“The more I learn about you, the more I care about you.”
What would it look like for you to pursue this kind of heart for the ones you love today?
When our children come to us for help after a significantly stressful event, we feel the depth of their circumstance because we understand the person who’s reaching out. We’ve spent time getting to know them, their world, their internal and external conflicts, their battles and victories, we’re committed to feeling *with* them, and can sometimes even imagine ourselves *as* them.
Some first steps to think about:
1. Invite them to speak:
When your children tell you about some significant event that happened, something scary or big or upsetting, instead of immediately solving or attaching value to anyone’s actions, you could say, “Tell me more, what was that like for you?”
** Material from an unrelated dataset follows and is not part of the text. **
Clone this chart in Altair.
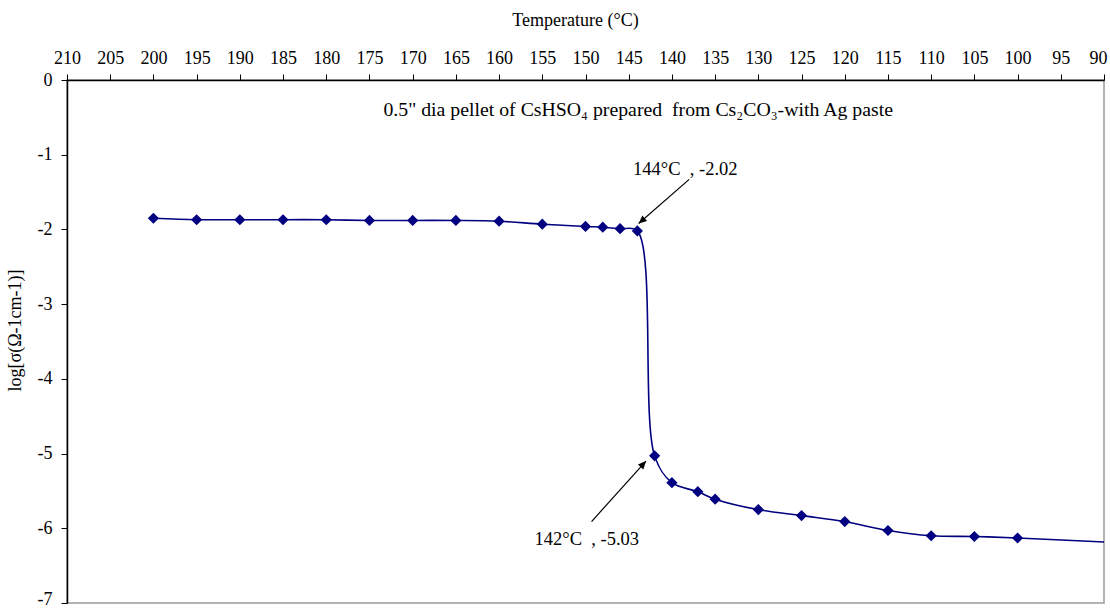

2. Listen for their emotions:
Try to pick up a sense of what they’re feeling now as they tell you in addition to “then” as the event happened (e.g., surprised, lonely, sad, hurt, angry, enraged, fearful, nervous, irritated, resentful, etc.).
3. Reflect their feeling:
Verbally and non-verbally (body language, tone of non-word vocalizations like hmm, ohh, etc.) send the message their feeling was heard and you recognize the intensity of their emotion.
4. Reflect their content:
This is the “what” of their report, the words/details and data about the event, who was there, the *what* about everything they’ve shared. Ask clarifying questions if needed; open ended (who, what, where, when, why, how, etc.).
5. Breath and check in with yourself:
Internally, reflect on your own reactions/emotions. Notice what’s coming up for you as they talk. What urges or inclinations take shape? This is a pattern (try not to immediately judge “good” or “bad”) of interaction, of your relationship. If you and your child are satisfied with the way you typically respond to their bids for connection and support, then continue. If you or your child have expressed a need for a new kind of interaction, then your main question is, “What would a new, different response look like right now in this moment?” Perhaps instead of “rescuing” or becoming equally upset, you hold a sense of calm and help them walk through a gentle yet thoughtful problem solving process.
This is a great starting place to care for our children as we meet them in their world and support them in their distress. As you apply this to your relationships, over time you’ll discover a deeper sense of trust and intimacy within your relationship, and a growing sense of confidence in their ability to self-reflect and navigate the world around them.